**YOUR TASK**
Starting at the first line of the listing below, repeat each line exactly until the line containing "function errData(low, high)", which you include. Leave out pictures.

**ROWS**
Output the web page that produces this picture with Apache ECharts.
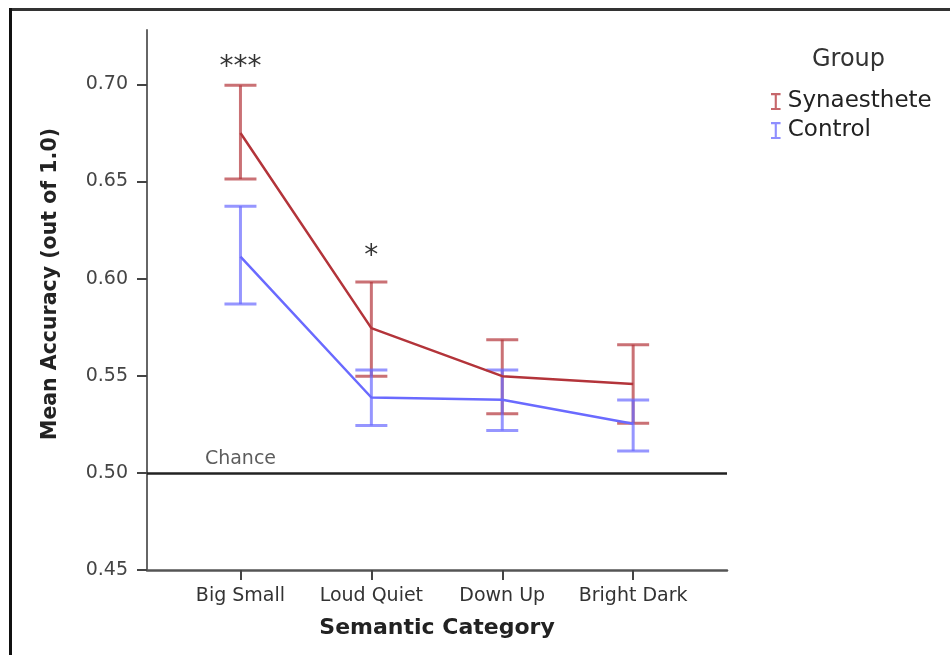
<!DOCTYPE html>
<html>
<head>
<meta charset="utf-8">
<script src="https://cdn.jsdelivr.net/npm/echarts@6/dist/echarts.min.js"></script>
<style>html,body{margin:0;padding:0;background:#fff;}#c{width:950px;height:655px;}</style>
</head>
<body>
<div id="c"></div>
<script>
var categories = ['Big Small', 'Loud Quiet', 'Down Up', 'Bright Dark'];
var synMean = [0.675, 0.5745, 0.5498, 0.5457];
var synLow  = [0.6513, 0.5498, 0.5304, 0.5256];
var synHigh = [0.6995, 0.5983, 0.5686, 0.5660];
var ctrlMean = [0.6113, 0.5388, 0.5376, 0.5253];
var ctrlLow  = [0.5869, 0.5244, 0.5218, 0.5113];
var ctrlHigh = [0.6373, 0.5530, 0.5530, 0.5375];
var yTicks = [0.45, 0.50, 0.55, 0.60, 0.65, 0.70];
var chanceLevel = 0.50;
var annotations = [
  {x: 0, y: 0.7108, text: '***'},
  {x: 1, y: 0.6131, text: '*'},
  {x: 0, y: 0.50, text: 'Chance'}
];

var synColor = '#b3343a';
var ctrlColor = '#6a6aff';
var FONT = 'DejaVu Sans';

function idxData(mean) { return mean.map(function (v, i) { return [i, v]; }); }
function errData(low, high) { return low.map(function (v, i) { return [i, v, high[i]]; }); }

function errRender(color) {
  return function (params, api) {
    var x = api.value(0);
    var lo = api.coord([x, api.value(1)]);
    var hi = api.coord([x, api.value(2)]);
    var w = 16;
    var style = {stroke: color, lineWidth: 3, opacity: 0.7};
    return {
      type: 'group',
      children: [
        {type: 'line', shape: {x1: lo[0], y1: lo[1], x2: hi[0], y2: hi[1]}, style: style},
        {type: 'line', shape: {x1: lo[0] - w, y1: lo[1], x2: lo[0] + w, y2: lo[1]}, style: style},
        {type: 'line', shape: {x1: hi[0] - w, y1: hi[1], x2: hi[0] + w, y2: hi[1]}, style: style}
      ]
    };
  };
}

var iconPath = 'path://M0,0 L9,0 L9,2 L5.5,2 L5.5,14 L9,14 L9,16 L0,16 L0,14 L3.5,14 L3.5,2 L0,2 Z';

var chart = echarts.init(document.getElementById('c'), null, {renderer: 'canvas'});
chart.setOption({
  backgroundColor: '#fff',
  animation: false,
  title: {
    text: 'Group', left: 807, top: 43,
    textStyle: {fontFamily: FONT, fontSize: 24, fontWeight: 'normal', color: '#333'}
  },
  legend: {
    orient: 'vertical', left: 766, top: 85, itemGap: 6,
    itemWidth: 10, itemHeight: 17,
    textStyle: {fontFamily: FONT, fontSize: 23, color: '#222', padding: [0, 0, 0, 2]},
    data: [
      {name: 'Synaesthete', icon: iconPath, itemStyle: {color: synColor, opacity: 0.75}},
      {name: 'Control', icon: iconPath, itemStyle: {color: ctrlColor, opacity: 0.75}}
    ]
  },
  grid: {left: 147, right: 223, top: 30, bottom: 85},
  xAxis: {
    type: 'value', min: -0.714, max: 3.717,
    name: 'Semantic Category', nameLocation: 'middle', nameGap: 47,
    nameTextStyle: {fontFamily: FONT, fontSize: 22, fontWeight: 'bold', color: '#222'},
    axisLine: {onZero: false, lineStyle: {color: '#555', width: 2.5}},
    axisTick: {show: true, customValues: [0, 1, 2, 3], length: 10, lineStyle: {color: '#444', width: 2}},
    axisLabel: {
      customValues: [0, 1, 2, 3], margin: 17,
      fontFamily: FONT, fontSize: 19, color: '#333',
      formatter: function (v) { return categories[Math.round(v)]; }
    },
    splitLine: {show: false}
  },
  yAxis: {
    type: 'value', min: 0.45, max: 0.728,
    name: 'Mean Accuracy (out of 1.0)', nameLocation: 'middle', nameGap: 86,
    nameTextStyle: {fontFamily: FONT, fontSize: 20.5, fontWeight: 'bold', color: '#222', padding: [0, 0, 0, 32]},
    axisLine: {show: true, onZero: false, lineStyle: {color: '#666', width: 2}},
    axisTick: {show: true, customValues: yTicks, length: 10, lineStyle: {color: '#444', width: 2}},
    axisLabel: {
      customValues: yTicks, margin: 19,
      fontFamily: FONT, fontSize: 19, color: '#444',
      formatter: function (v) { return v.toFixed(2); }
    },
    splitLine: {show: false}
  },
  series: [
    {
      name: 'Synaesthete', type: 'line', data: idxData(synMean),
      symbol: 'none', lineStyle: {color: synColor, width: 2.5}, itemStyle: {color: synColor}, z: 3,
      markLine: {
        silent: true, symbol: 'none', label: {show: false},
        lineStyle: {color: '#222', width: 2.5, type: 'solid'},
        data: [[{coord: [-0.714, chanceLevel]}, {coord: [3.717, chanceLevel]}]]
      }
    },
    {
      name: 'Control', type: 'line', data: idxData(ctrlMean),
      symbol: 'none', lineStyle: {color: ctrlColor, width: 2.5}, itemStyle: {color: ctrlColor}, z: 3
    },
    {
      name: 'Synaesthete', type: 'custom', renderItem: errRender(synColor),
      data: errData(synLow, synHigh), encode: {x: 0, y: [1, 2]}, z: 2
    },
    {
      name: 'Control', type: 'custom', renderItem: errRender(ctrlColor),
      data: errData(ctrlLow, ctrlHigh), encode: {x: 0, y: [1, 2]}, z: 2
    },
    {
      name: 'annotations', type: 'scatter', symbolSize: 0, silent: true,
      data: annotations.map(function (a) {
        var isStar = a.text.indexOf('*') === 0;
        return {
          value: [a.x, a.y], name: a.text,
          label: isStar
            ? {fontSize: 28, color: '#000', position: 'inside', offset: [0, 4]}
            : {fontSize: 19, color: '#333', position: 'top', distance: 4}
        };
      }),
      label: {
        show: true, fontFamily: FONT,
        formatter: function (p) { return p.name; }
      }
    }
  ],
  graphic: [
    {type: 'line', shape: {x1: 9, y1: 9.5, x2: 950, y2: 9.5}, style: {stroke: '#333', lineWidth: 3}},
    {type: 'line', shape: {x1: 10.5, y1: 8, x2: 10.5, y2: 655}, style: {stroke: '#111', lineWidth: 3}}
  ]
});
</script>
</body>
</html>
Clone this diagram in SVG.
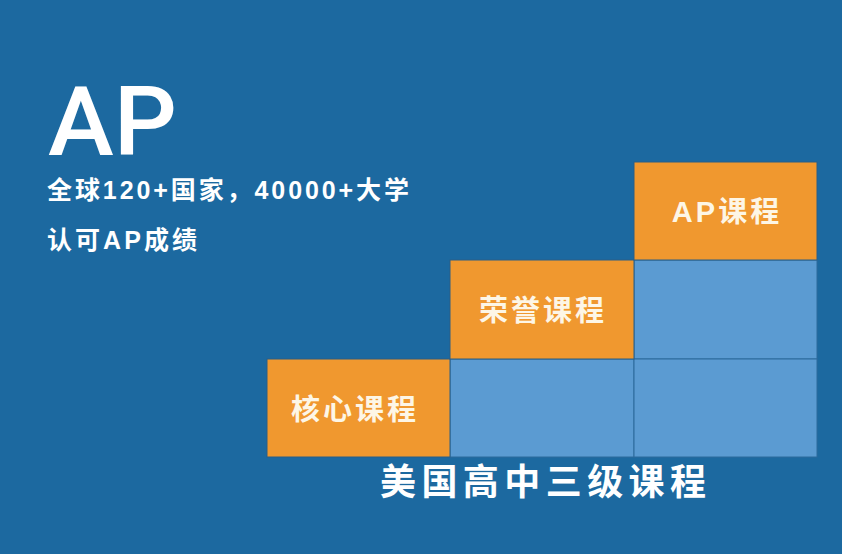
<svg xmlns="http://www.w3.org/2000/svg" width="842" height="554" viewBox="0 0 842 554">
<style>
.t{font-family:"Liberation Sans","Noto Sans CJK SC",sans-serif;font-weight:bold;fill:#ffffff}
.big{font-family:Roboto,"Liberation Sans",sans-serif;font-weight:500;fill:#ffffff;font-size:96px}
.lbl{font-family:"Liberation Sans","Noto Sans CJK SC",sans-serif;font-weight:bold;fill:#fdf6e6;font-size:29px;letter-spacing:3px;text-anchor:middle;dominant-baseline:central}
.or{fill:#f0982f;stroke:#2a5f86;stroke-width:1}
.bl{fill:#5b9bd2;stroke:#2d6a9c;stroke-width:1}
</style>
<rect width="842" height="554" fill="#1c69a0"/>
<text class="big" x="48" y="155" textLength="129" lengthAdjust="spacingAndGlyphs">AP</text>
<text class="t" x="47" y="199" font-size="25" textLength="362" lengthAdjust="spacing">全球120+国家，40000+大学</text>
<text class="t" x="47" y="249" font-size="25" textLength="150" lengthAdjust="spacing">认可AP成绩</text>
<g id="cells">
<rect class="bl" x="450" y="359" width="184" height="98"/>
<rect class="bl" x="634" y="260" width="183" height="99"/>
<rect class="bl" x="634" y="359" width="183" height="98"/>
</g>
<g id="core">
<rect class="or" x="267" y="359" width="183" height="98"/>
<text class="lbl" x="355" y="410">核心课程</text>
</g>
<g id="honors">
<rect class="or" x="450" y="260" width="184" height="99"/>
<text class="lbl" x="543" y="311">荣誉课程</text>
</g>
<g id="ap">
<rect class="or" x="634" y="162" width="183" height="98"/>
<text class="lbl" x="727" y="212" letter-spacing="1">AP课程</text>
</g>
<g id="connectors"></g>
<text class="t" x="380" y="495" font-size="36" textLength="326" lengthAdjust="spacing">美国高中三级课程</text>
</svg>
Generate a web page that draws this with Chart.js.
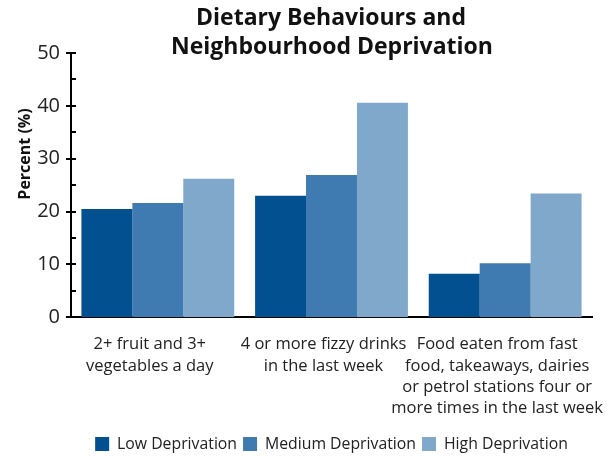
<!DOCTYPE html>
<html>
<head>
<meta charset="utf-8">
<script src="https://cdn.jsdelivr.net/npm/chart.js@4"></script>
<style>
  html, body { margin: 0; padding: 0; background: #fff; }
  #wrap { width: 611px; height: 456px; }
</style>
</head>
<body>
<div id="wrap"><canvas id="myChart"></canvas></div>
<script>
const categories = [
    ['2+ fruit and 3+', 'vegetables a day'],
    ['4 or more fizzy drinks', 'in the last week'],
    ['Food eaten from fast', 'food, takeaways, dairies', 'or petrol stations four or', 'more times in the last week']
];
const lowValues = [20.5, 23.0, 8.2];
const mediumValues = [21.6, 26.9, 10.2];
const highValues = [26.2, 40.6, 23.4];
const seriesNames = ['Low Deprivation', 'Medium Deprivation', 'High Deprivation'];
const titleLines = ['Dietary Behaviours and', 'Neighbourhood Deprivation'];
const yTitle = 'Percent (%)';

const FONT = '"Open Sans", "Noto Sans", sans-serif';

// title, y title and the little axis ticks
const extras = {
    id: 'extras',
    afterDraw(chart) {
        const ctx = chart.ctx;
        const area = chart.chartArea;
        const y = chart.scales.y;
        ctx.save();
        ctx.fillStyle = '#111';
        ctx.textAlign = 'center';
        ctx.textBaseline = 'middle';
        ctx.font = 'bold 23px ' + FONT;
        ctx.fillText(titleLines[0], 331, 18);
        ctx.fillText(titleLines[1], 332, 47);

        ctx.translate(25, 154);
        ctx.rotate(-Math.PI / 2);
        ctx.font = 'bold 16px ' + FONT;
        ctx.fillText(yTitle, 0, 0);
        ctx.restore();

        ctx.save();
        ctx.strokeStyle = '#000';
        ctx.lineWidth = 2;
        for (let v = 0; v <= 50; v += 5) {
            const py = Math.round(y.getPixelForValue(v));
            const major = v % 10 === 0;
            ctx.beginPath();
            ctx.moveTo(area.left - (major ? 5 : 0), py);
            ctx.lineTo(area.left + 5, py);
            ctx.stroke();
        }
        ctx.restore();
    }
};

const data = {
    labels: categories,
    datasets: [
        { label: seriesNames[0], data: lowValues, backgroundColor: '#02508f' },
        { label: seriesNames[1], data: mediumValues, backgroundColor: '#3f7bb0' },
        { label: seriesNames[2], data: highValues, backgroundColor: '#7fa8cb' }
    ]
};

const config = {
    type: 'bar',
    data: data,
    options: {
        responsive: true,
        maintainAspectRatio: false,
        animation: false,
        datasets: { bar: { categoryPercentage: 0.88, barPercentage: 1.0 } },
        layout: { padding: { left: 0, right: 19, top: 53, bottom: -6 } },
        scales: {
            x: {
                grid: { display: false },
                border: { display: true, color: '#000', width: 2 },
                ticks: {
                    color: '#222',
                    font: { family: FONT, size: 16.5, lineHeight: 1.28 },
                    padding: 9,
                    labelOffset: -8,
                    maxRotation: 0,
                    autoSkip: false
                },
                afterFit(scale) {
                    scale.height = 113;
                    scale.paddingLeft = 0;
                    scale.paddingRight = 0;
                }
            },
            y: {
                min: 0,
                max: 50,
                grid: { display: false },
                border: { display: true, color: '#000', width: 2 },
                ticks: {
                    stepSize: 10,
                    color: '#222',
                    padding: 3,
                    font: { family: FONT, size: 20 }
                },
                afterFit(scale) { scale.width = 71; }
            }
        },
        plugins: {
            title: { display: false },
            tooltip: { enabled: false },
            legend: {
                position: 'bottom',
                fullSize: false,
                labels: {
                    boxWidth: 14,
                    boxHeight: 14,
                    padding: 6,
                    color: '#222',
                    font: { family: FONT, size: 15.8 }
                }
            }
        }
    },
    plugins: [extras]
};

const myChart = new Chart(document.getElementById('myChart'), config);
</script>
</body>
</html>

**REPLY TO THE EXERCISE**
Output the web page that produces this picture with Apache ECharts.
<!DOCTYPE html>
<html>
<head>
<meta charset="utf-8">
<script src="https://cdn.jsdelivr.net/npm/echarts@6/dist/echarts.min.js"></script>
<style>html,body{margin:0;padding:0;background:#fff;}#c{width:950px;height:655px;}</style>
</head>
<body>
<div id="c"></div>
<script>
var categories = ['Big Small', 'Loud Quiet', 'Down Up', 'Bright Dark'];
var synMean = [0.675, 0.5745, 0.5498, 0.5457];
var synLow  = [0.6513, 0.5498, 0.5304, 0.5256];
var synHigh = [0.6995, 0.5983, 0.5686, 0.5660];
var ctrlMean = [0.6113, 0.5388, 0.5376, 0.5253];
var ctrlLow  = [0.5869, 0.5244, 0.5218, 0.5113];
var ctrlHigh = [0.6373, 0.5530, 0.5530, 0.5375];
var yTicks = [0.45, 0.50, 0.55, 0.60, 0.65, 0.70];
var chanceLevel = 0.50;
var annotations = [
  {x: 0, y: 0.7108, text: '***'},
  {x: 1, y: 0.6131, text: '*'},
  {x: 0, y: 0.50, text: 'Chance'}
];

var synColor = '#b3343a';
var ctrlColor = '#6a6aff';
var FONT = 'DejaVu Sans';

function idxData(mean) { return mean.map(function (v, i) { return [i, v]; }); }
function errData(low, high) { return low.map(function (v, i) { return [i, v, high[i]]; }); }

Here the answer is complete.